» Given task:
Wherever a line in the data below holds "with", copy that line.

» Data section:

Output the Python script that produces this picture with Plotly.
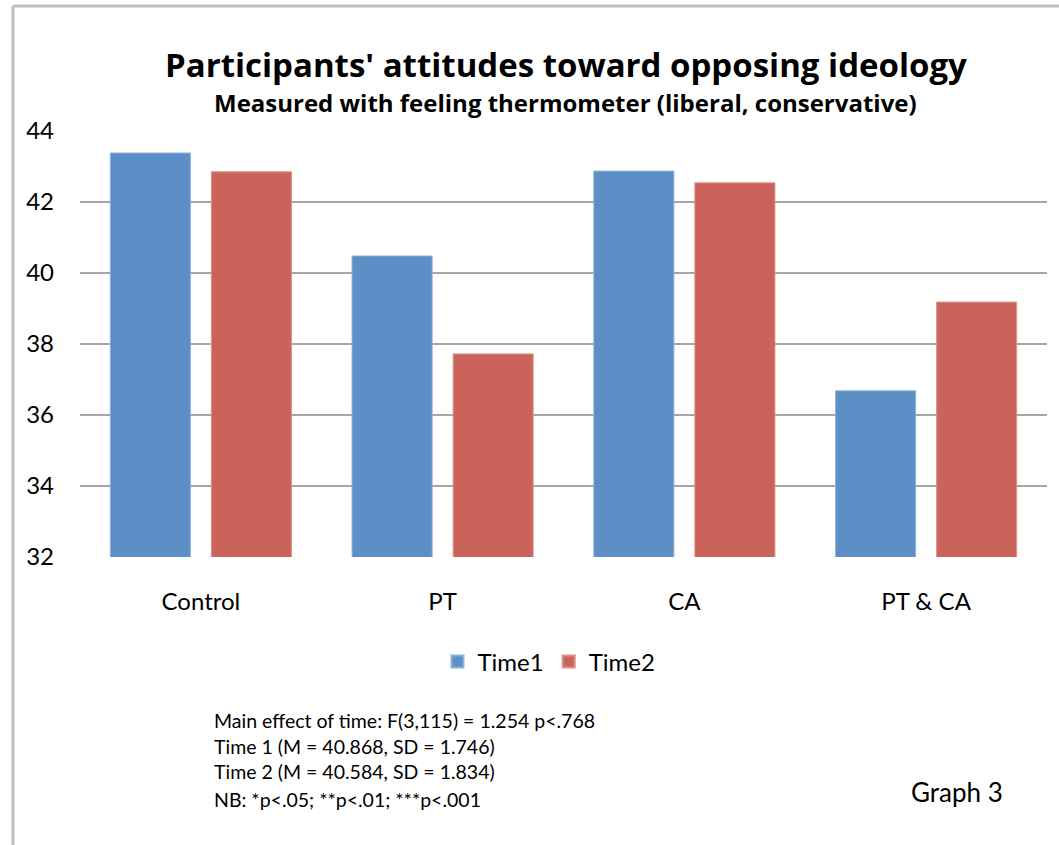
import plotly.graph_objects as go

# Feeling-thermometer means by condition, measured at two time points
conditions = ["Control", "PT", "CA", "PT & CA"]
time1 = [43.38, 40.48, 42.87, 36.68]
time2 = [42.85, 37.72, 42.54, 39.18]
y_ticks = [32, 34, 36, 38, 40, 42, 44]

notes = [
    "Main effect of time: F(3,115) = 1.254 p<.768",
    "Time 1 (M = 40.868, SD = 1.746)",
    "Time 2 (M = 40.584, SD = 1.834)",
    "NB: *p<.05; **p<.01; ***p<.001",
]

FONT = "Lato"
TITLE_FONT = "Open Sans"
BLUE = "#5B8FC5"
RED = "#CA645B"
GRID = "#A6A6A6"

W, H = 1059, 845
L, R, T, B = 80, 12, 131, 288
PW, PH = W - L - R, H - T - B


def px(x):
    return (x - L) / PW


def py(y):
    return (H - B - y) / PH


fig = go.Figure()
fig.add_trace(go.Bar(
    name="Time1", x=conditions, y=time1,
    marker=dict(color=BLUE, line=dict(color="#8CB0DA", width=1)),
))
fig.add_trace(go.Bar(
    name="Time2", x=conditions, y=time2,
    marker=dict(color=RED, line=dict(color="#DE8F88", width=1)),
))

annotations = [
    dict(text="<b>Participants' attitudes toward opposing ideology</b>",
         x=px(566), y=py(64), xref="paper", yref="paper",
         xanchor="center", yanchor="middle", showarrow=False,
         font=dict(family=TITLE_FONT, size=33, color="#000000")),
    dict(text="<b>Measured with feeling thermometer (liberal, conservative)</b>",
         x=px(565), y=py(103), xref="paper", yref="paper",
         xanchor="center", yanchor="middle", showarrow=False,
         font=dict(family=TITLE_FONT, size=24, color="#000000")),
    dict(text="Graph 3", x=px(909), y=py(792), xref="paper", yref="paper",
         xanchor="left", yanchor="middle", showarrow=False,
         font=dict(family=FONT, size=26, color="#000000")),
]
for line, yc in zip(notes, [720, 746, 771, 799]):
    annotations.append(dict(
        text=line, x=px(212), y=py(yc), xref="paper", yref="paper",
        xanchor="left", yanchor="middle", showarrow=False,
        font=dict(family=FONT, size=19.5, color="#000000")))

# Outer chart frame (top and left edges)
shapes = [
    dict(type="line", xref="paper", yref="paper",
         x0=px(13), x1=px(W + 5), y0=py(6), y1=py(6),
         line=dict(color="#BDBDBD", width=3)),
    dict(type="line", xref="paper", yref="paper",
         x0=px(13), x1=px(13), y0=py(6), y1=py(H + 5),
         line=dict(color="#BDBDBD", width=3)),
]

fig.update_layout(
    width=W, height=H,
    margin=dict(l=L, r=R, t=T, b=B, pad=0),
    paper_bgcolor="white", plot_bgcolor="white",
    barmode="group", bargap=0.164, bargroupgap=0.208,
    font=dict(family=FONT, color="#000000"),
    showlegend=True,
    legend=dict(orientation="h", x=px(549), y=py(662),
                xanchor="center", yanchor="middle",
                font=dict(family=FONT, size=24, color="#000000"),
                itemsizing="constant", itemwidth=30),
    annotations=annotations,
    shapes=shapes,
)
fig.update_yaxes(
    range=[32, 44], tickvals=y_ticks, showgrid=True,
    gridcolor=GRID, gridwidth=2, zeroline=False, showline=False,
    tickfont=dict(family=FONT, size=24, color="#000000"),
    ticks="", ticklabelstandoff=25,
)
fig.update_xaxes(
    showline=False, showgrid=False, ticks="",
    tickfont=dict(family=FONT, size=24, color="#000000"),
    ticklabelstandoff=28,
)

fig.write_html("out.html")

» Written solution:
Output the Python script that produces this picture with Plotly.
    dict(text="<b>Measured with feeling thermometer (liberal, conservative)</b>",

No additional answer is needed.